Central to the plans is the closing of the plants in Muskegon and Holland, Mich., and transitioning to locations in Dumas, Ark., Cincinnati, Ohio, and Wylie, Tex., SAF-Holland said.  It will invest about $3 million at those facilities.

The company did not mention how many workers will be affected by the closings, or by possible production increases  at the remaining plants. Production of individual product groups, which until now was dispersed over various locations, will each be centralized at one location.

“The remaining locations are closer geographically to the major truck and trailer customers so that lead time responsiveness can be improved and customer requests for locations with shorter delivery times can be met,” the statement said. Testing centers and administrative offices of the Muskegon and Holland locations will be centralized at the facility in Muskegon.

“This will enable us to build a new state-of-the-art engineering and technology center at the Muskegon location,” the company said. “In addition, the headquarters and corporate functions of the Americas region will be centralized in Muskegon.”

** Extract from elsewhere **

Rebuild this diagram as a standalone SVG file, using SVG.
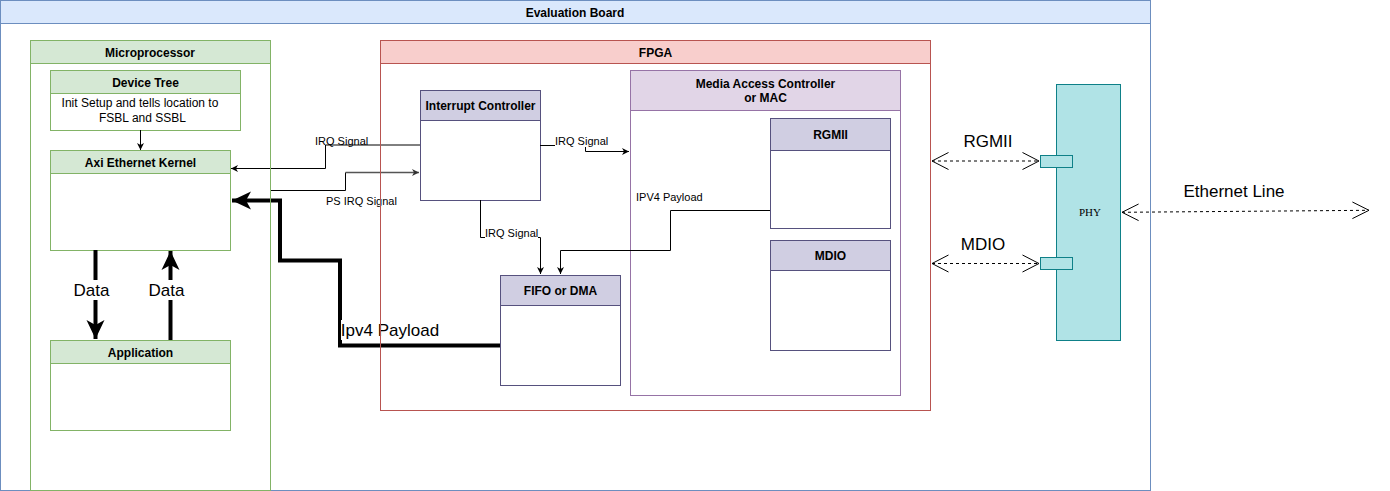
<svg xmlns="http://www.w3.org/2000/svg" width="1390" height="491" viewBox="0 0 1390 491">
<defs>
<style>
text{font-family:"Liberation Sans",Arial,Helvetica,sans-serif;fill:#000}
.h{font-size:12px;font-weight:bold;text-anchor:middle}
.t{font-size:12px;text-anchor:middle}
.s{font-size:11px}
.big{font-size:17px;text-anchor:middle}
.grn{fill:#d5e8d4;stroke:#82b366}
.red{fill:#f8cecc;stroke:#b85450}
.blu{fill:#dae8fc;stroke:#6c8ebf}
.pur{fill:#d0cee2;stroke:#56517e}
.mac{fill:#e1d5e7;stroke:#9673a6}
.wb{fill:#fff}
.nf{fill:none}
.ln{fill:none;stroke:#000;stroke-width:1}
.thick{fill:none;stroke:#000;stroke-width:4}
.dash{fill:none;stroke:#000;stroke-width:1;stroke-dasharray:3 3}
.open{fill:none;stroke:#000;stroke-width:1}
</style>
<marker id="a" markerWidth="8" markerHeight="8" viewBox="0 0 8 8" refX="7" refY="4" orient="auto" markerUnits="userSpaceOnUse">
<path d="M0,0.5 L7,4 L0,7.5 L2,4 Z" fill="#000"/>
</marker>
<marker id="ag" markerWidth="8" markerHeight="8" viewBox="0 0 8 8" refX="7" refY="4" orient="auto" markerUnits="userSpaceOnUse">
<path d="M0,0.5 L7,4 L0,7.5 L2,4 Z" fill="#333"/>
</marker>
<marker id="A" markerWidth="20" markerHeight="20" viewBox="0 0 20 20" refX="19" refY="10" orient="auto" markerUnits="userSpaceOnUse">
<path d="M0,1 L19,10 L0,19 L5,10 Z" fill="#000"/>
</marker>
</defs>

<g id="evaluation-board">
<rect x="0.5" y="0.5" width="1150" height="490" fill="#fff" stroke="#6c8ebf"/>
<rect x="0.5" y="0.5" width="1150" height="23" class="blu"/>
<text x="575" y="17" class="h">Evaluation Board</text>
</g>

<g id="device-tree">
<rect x="50.5" y="70.5" width="190" height="60" class="wb" stroke="#82b366"/>
<rect x="50.5" y="70.5" width="190" height="23" class="grn"/>
<text x="145.5" y="87" class="h">Device Tree</text>
<text x="140" y="107" class="t">Init Setup and tells location to</text>
<text x="142.5" y="122" class="t">FSBL and SSBL</text>
</g>

<g id="axi-ethernet-kernel">
<rect x="50.5" y="150.5" width="180" height="100" class="wb" stroke="#82b366"/>
<rect x="50.5" y="150.5" width="180" height="23" class="grn"/>
<text x="140.5" y="167" class="h">Axi Ethernet Kernel</text>
</g>

<g id="application">
<rect x="50.5" y="340.5" width="180" height="90" class="wb" stroke="#82b366"/>
<rect x="50.5" y="340.5" width="180" height="23" class="grn"/>
<text x="140.5" y="357" class="h">Application</text>
</g>

<g id="interrupt-controller">
<rect x="420.5" y="90.5" width="120" height="110" class="wb" stroke="#56517e"/>
<rect x="420.5" y="90.5" width="120" height="30" class="pur"/>
<text x="480.5" y="110" class="h">Interrupt Controller</text>
</g>

<g id="mac">
<rect x="630.5" y="70.5" width="270" height="325" class="wb" stroke="#9673a6"/>
<rect x="630.5" y="70.5" width="270" height="40" class="mac"/>
<text x="765.5" y="88" class="h">Media Access Controller</text>
<text x="765.5" y="102" class="h">or MAC</text>
</g>

<g id="rgmii">
<rect x="770.5" y="118.5" width="120" height="110" class="wb" stroke="#56517e"/>
<rect x="770.5" y="118.5" width="120" height="32" class="pur"/>
<text x="830.5" y="139" class="h">RGMII</text>
</g>

<g id="mdio">
<rect x="770.5" y="240.5" width="120" height="110" class="wb" stroke="#56517e"/>
<rect x="770.5" y="240.5" width="120" height="30" class="pur"/>
<text x="830.5" y="260" class="h">MDIO</text>
</g>

<g id="fifo-dma">
<rect x="500.5" y="275.5" width="120" height="110" class="wb" stroke="#56517e"/>
<rect x="500.5" y="275.5" width="120" height="30" class="pur"/>
<text x="560.5" y="295" class="h">FIFO or DMA</text>
</g>

<g id="phy">
<rect x="1056.5" y="84.5" width="64" height="256" fill="#b0e3e6" stroke="#0e8088"/>
<rect x="1040.5" y="155.5" width="32" height="12" fill="#b0e3e6" stroke="#0e8088"/>
<rect x="1040.5" y="257.5" width="32" height="12" fill="#b0e3e6" stroke="#0e8088"/>
<text x="1090" y="216" style="font-family:'Liberation Serif','Times New Roman',serif;font-size:11px;text-anchor:middle">PHY</text>
</g>

<g id="connectors">
<!-- IRQ to Axi -->
<path d="M420,145 L325.5,145 L325.5,168.5 L231,168.5" class="ln" marker-end="url(#a)"/>
<text x="315" y="145" class="s">IRQ Signal</text>
<!-- PS IRQ -->
<path d="M270,190.5 L345.5,190.5 L345.5,172.5" class="ln"/>
<path d="M345.5,172.5 L419,172.5" fill="none" stroke="#555" stroke-width="1.5" marker-end="url(#ag)"/>
<text x="326" y="205" class="s">PS IRQ Signal</text>
<!-- IRQ to MAC -->
<path d="M540,145.5 L585.5,145.5 L585.5,151.5 L629,151.5" class="ln" marker-end="url(#a)"/>
<rect x="555" y="134" width="53" height="13" fill="#fff"/>
<text x="555" y="145" class="s">IRQ Signal</text>
<!-- IRQ to FIFO -->
<path d="M480.5,200 L480.5,237.5 L540.5,237.5 L540.5,274" class="ln" marker-end="url(#a)"/>
<rect x="485" y="226" width="53" height="13" fill="#fff"/>
<text x="485" y="237" class="s">IRQ Signal</text>
<!-- IPV4 thin -->
<path d="M770,210.5 L670.5,210.5 L670.5,250.5 L560.5,250.5 L560.5,274" class="ln" marker-end="url(#a)"/>
<text x="636" y="201" class="s">IPV4 Payload</text>
<!-- Device tree to Axi -->
<path d="M140.5,130 L140.5,150" class="ln" marker-end="url(#a)"/>
<!-- thick Ipv4 payload -->
<path d="M500,345.5 L340,345.5 L340,260.5 L280,260.5 L280,200.5 L232,200.5" class="thick" stroke-linejoin="miter" marker-end="url(#A)"/>
<rect x="341" y="320" width="98" height="20" fill="#fff"/>
<text x="390" y="336" class="big">Ipv4 Payload</text>
<!-- Data arrows -->
<path d="M95.5,250 L95.5,339" class="thick" marker-end="url(#A)"/>
<path d="M170.5,340 L170.5,251" class="thick" marker-end="url(#A)"/>
<rect x="72" y="280" width="40" height="20" fill="#fff"/>
<text x="91.5" y="296" class="big">Data</text>
<rect x="147" y="280" width="40" height="20" fill="#fff"/>
<text x="166.5" y="296" class="big">Data</text>
<!-- RGMII dashed -->
<path d="M932,161 L1039,161" class="dash"/>
<path d="M948.5,152.5 L932,161 L948.5,169.5 M1022.5,152.5 L1039,161 L1022.5,169.5" class="open"/>
<text x="988" y="147" class="big">RGMII</text>
<!-- MDIO dashed -->
<path d="M932,263.5 L1039,263.5" class="dash"/>
<path d="M948.5,255 L932,263.5 L948.5,272 M1022.5,255 L1039,263.5 L1022.5,272" class="open"/>
<text x="983" y="250" class="big">MDIO</text>
<!-- Ethernet line -->
<path d="M1122,212.3 L1369,210.3" class="dash"/>
<path d="M1138.6,204 L1122,212.3 L1138.6,220.6 M1352.4,202 L1369,210.3 L1352.4,218.6" class="open"/>
<text x="1234" y="197" class="big">Ethernet Line</text>
</g>

<g id="microprocessor">
<rect x="30.5" y="40.5" width="240" height="450" class="nf" stroke="#82b366"/>
<rect x="30.5" y="40.5" width="240" height="23" class="grn"/>
<text x="150" y="57" class="h">Microprocessor</text>
</g>

<g id="fpga">
<rect x="380.5" y="40.5" width="550" height="370" class="nf" stroke="#b85450"/>
<rect x="380.5" y="40.5" width="550" height="23" class="red"/>
<text x="655.5" y="57" class="h">FPGA</text>
</g>
</svg>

The transition, which is expected to be implemented over 18 months, will lead to one-time restructuring costs of as much as $10 million this year. That will consist mainly of moving costs, impairment on machines and equipment, and severance payments.

“The consolidation of production capacity in North America allows for far-reaching improvements through better customer proximity and thereby leaner logistics operations, centralized production processes and productivity increases,” the statement said.